◆ DATA LISTING ◆
.....
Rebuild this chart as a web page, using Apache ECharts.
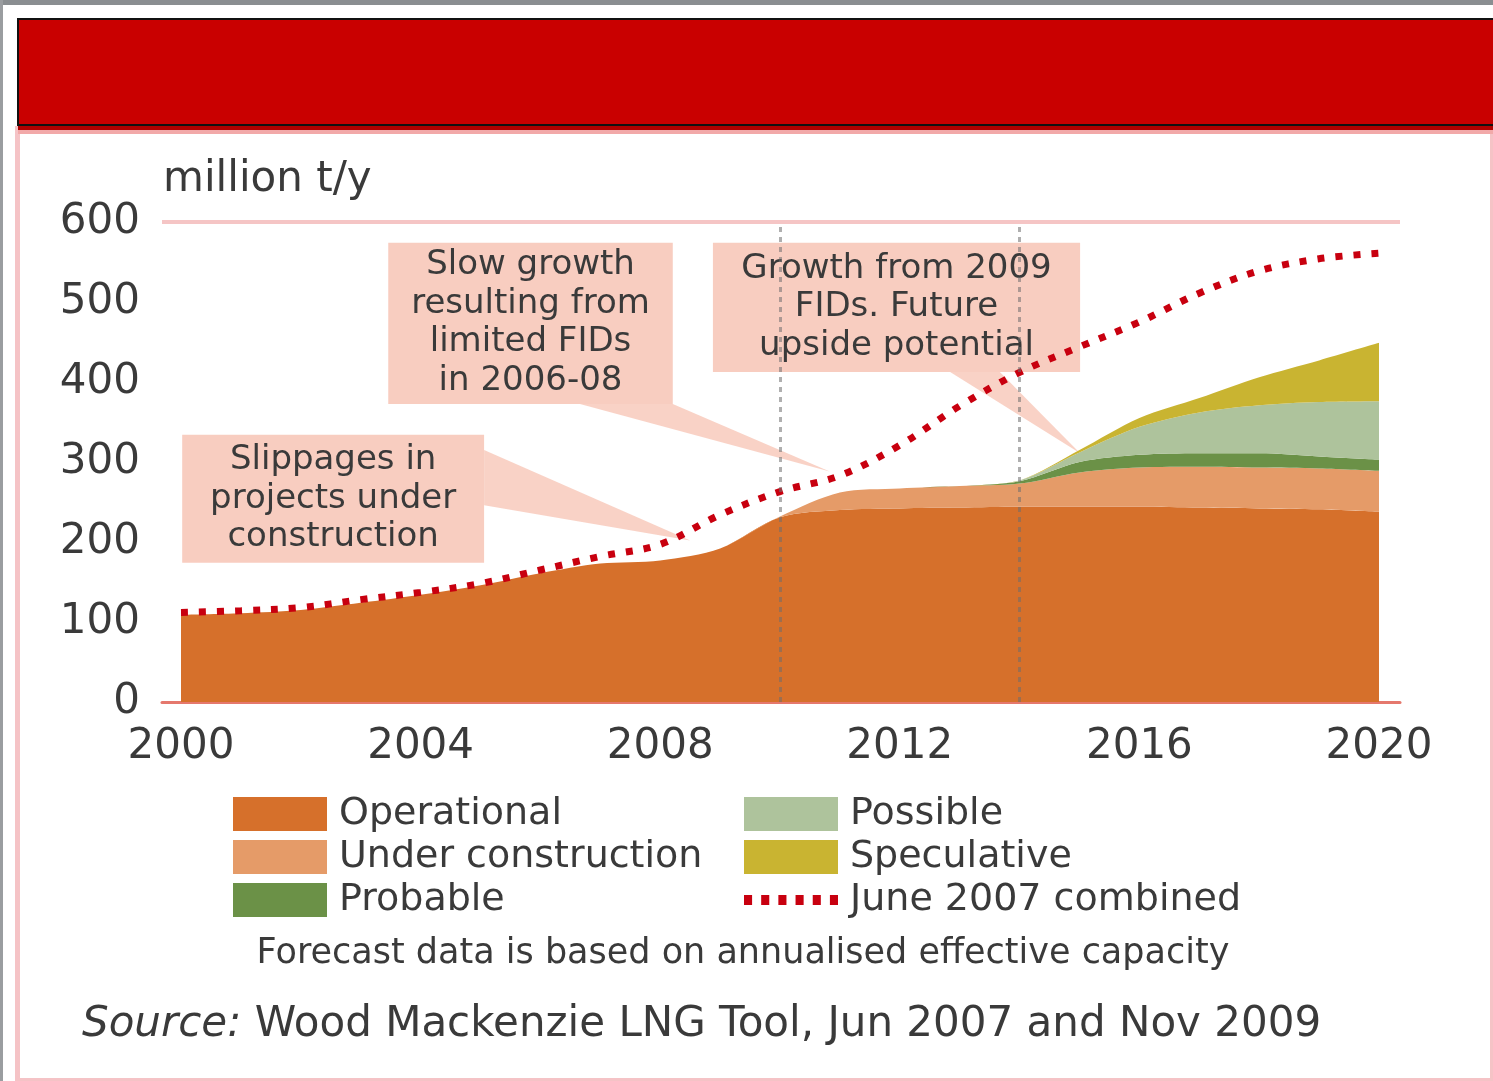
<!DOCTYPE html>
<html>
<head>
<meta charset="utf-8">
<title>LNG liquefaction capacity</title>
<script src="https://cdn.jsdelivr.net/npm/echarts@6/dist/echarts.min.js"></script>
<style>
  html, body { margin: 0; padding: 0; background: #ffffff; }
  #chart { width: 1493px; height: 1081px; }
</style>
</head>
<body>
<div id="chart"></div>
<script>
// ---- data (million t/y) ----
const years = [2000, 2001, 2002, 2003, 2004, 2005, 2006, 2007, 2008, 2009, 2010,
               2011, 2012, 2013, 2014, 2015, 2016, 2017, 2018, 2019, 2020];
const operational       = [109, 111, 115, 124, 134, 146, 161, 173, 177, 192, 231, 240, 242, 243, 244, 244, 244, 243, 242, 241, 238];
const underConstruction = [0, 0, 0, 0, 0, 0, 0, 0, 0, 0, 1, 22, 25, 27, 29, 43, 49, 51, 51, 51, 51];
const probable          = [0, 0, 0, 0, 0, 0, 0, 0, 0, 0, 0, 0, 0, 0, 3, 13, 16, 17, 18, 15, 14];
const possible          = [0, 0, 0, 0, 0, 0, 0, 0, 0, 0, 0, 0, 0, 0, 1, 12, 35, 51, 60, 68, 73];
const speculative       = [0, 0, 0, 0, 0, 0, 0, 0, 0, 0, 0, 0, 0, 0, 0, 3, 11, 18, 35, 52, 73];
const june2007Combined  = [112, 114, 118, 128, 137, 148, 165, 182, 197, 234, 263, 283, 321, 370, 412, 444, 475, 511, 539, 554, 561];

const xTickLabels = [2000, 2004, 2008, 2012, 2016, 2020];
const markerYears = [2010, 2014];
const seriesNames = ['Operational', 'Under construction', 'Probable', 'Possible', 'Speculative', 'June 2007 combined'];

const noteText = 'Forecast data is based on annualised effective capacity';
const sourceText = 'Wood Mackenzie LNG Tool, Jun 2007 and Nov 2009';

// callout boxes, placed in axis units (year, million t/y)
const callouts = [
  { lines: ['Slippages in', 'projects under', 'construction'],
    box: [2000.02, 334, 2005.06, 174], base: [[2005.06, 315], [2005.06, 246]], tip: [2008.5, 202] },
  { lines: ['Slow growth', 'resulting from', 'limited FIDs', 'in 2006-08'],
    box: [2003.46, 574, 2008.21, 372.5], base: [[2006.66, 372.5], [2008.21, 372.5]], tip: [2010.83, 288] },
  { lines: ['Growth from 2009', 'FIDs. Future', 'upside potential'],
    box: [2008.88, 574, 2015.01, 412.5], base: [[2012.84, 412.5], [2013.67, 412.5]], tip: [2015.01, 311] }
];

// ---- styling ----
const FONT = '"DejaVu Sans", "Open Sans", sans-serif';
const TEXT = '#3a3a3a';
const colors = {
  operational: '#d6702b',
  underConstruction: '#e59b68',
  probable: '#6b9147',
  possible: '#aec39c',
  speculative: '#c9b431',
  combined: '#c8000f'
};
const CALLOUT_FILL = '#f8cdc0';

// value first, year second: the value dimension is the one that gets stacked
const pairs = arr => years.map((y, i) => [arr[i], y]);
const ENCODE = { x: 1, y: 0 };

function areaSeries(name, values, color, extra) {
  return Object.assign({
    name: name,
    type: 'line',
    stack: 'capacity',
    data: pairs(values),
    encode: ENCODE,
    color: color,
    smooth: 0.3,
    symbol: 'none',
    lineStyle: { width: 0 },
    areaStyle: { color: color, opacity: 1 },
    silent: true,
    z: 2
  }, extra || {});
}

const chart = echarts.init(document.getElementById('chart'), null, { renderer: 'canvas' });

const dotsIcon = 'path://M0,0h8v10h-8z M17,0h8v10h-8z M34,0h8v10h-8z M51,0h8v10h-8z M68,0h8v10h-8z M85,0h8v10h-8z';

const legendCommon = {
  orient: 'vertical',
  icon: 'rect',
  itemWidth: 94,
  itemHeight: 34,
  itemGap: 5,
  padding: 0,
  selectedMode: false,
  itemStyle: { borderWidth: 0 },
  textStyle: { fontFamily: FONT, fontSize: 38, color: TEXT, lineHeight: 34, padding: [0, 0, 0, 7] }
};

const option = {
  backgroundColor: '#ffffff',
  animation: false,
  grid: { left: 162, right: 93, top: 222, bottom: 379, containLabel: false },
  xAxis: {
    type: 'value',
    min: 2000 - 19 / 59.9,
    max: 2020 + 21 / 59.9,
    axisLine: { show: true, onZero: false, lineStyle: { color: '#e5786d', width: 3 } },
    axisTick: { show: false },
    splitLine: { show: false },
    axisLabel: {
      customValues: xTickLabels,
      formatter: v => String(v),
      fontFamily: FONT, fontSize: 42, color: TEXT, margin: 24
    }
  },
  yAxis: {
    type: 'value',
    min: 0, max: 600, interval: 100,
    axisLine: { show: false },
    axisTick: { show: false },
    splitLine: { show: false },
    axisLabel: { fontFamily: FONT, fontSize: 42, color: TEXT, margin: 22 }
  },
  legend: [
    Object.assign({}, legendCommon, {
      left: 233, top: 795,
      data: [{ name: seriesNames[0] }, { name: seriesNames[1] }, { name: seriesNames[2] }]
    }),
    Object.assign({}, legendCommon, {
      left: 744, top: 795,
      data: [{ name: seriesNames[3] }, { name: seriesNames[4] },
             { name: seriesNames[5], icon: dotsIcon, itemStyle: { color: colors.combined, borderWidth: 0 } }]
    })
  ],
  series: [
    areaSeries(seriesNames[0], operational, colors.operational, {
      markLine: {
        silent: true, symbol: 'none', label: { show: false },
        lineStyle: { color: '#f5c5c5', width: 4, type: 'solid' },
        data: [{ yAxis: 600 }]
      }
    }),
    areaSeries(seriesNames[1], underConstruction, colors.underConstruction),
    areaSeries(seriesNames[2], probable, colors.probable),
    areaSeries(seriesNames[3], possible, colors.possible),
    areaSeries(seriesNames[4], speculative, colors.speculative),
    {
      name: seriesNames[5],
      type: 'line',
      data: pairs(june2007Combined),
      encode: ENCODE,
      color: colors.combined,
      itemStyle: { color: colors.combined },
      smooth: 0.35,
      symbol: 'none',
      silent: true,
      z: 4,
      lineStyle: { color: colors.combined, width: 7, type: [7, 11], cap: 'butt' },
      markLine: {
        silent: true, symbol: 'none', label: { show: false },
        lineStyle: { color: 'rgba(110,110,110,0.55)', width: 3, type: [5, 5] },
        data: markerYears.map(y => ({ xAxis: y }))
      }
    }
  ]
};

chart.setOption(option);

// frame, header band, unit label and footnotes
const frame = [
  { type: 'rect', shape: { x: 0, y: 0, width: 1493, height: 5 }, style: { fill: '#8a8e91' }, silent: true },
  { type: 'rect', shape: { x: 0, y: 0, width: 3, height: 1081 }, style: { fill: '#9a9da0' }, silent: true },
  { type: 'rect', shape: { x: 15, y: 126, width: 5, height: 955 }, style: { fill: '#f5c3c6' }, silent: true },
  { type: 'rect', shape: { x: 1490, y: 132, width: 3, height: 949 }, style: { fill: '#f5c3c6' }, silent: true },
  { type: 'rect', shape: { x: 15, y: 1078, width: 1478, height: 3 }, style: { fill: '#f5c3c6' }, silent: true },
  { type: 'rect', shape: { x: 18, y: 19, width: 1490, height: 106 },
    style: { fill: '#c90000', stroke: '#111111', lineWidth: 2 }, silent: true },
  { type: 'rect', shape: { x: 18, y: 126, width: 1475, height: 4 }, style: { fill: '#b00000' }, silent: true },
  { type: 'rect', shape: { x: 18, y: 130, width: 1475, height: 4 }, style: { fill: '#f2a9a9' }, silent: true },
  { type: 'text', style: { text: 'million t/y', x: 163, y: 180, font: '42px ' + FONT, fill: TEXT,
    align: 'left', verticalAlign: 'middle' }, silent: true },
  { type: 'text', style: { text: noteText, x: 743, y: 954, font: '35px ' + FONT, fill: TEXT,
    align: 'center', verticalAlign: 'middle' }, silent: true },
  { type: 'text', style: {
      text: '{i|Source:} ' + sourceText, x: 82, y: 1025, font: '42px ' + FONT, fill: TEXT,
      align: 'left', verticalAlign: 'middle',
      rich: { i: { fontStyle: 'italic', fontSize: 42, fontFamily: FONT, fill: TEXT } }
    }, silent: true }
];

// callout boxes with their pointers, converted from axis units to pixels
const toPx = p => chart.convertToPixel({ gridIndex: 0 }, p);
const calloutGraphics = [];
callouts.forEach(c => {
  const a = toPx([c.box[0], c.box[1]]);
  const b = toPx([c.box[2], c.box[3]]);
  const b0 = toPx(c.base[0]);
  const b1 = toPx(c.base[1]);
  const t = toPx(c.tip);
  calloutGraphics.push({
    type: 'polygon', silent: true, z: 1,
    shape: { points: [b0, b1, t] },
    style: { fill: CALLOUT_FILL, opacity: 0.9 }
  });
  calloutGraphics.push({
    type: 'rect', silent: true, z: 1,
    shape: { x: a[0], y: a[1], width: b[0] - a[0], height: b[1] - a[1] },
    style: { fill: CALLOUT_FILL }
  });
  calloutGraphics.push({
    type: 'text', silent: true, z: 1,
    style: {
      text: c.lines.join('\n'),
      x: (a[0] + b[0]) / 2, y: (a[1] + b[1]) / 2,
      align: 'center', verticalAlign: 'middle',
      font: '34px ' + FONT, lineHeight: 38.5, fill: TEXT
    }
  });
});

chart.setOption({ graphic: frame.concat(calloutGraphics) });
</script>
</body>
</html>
.....
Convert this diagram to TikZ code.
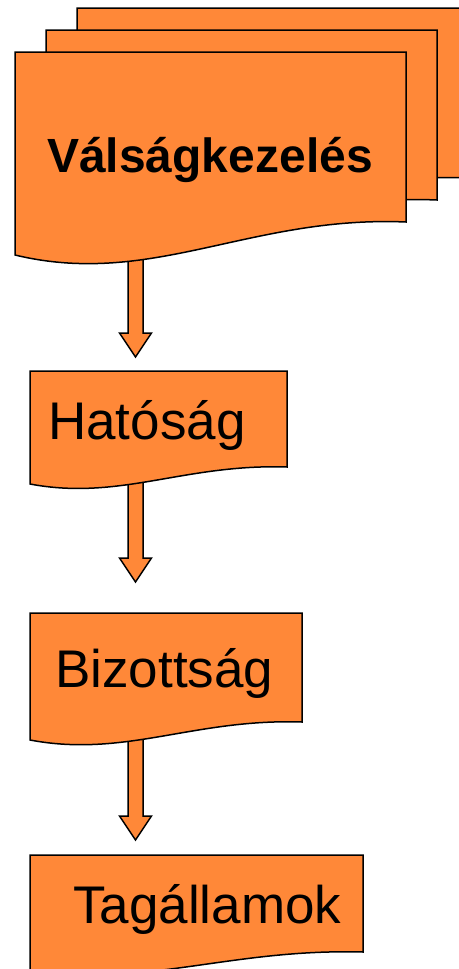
.....
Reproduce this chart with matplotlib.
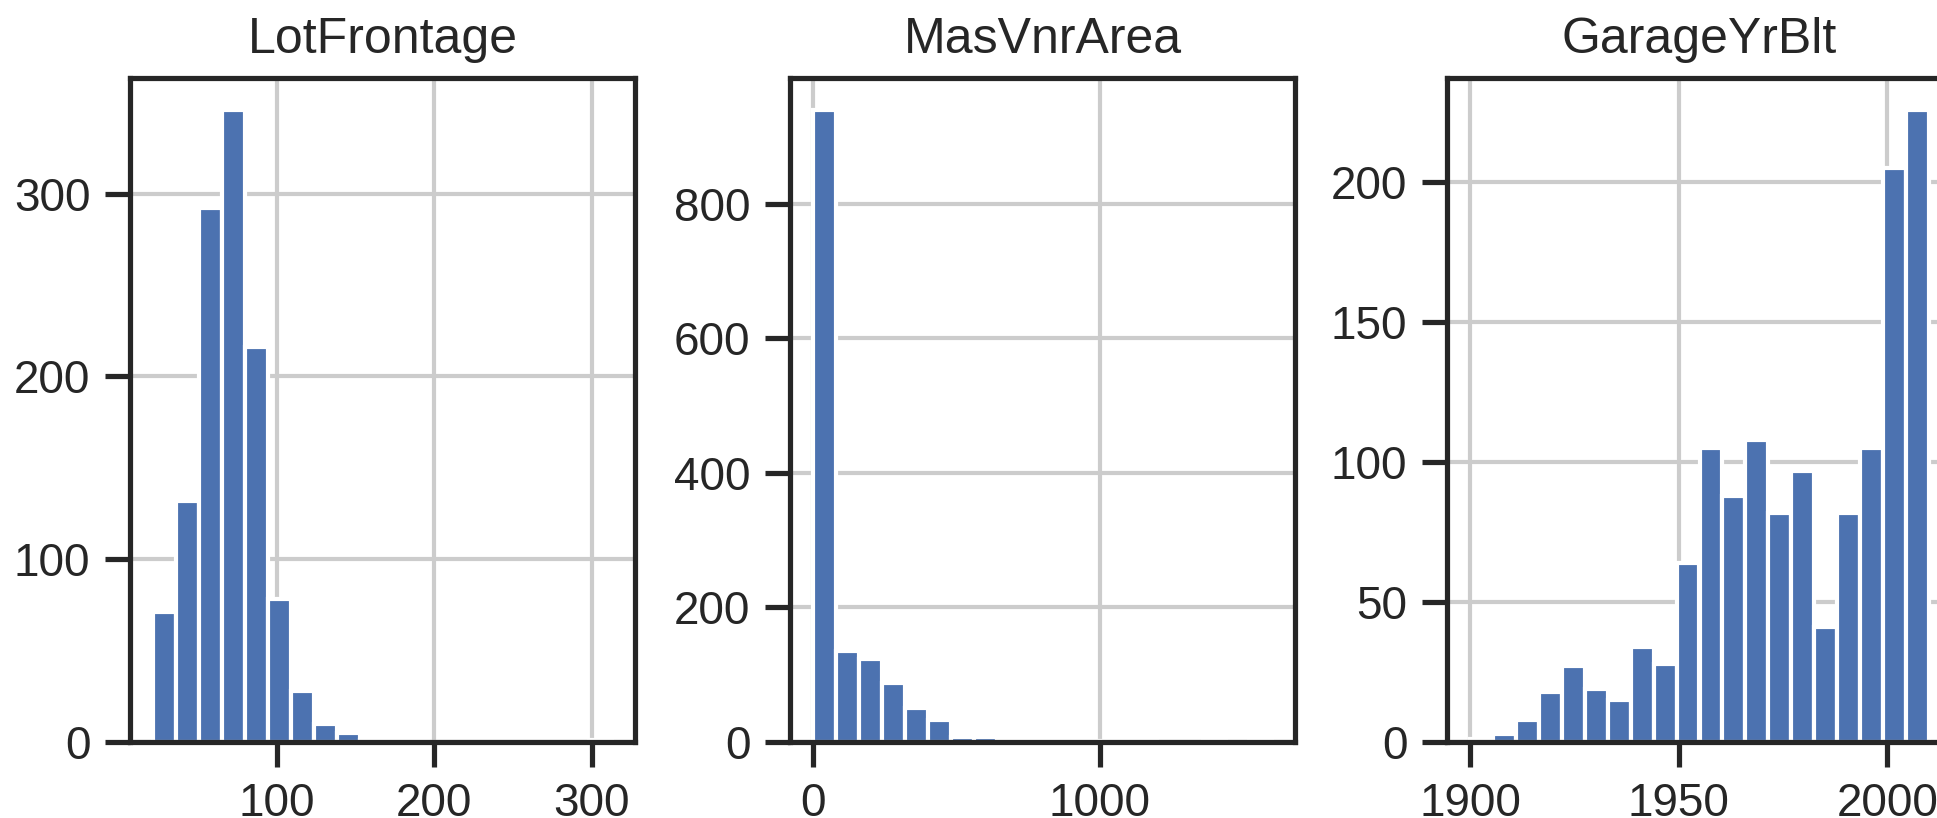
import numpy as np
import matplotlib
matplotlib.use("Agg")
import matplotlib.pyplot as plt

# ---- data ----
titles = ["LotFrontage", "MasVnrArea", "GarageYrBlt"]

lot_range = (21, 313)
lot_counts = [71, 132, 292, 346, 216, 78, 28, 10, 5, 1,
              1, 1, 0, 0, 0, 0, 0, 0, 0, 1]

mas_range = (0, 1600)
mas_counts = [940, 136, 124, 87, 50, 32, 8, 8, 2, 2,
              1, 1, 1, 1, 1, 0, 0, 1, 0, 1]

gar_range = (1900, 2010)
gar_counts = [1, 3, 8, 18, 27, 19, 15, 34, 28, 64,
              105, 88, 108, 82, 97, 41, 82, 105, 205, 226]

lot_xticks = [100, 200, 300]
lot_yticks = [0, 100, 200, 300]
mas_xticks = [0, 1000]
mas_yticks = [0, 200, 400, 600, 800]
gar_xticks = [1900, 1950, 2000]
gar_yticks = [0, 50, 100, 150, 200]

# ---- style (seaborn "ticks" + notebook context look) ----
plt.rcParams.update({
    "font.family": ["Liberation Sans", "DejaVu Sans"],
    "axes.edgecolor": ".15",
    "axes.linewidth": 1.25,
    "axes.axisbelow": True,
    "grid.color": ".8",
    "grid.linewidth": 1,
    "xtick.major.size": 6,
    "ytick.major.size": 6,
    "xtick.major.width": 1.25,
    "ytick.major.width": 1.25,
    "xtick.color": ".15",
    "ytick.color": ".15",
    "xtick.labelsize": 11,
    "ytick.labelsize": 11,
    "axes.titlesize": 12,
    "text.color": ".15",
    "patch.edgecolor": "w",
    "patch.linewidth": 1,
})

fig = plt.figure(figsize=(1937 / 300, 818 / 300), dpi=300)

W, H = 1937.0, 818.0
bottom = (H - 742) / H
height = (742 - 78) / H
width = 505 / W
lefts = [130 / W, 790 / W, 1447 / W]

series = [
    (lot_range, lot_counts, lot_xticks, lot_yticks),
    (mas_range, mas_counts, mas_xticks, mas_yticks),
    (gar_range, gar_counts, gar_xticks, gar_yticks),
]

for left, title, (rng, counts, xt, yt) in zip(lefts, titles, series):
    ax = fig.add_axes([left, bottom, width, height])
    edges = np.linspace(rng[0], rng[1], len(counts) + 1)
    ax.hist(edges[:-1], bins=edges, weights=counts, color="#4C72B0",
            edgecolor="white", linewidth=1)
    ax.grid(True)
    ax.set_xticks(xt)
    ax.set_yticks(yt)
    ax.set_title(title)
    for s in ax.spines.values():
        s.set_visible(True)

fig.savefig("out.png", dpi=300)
.....
Copy out every line from the data above that has "this" in it.

◆ ANSWER IN FULL ◆
Rebuild this chart as a web page, using Apache ECharts.
Convert this diagram to TikZ code.
Reproduce this chart with matplotlib.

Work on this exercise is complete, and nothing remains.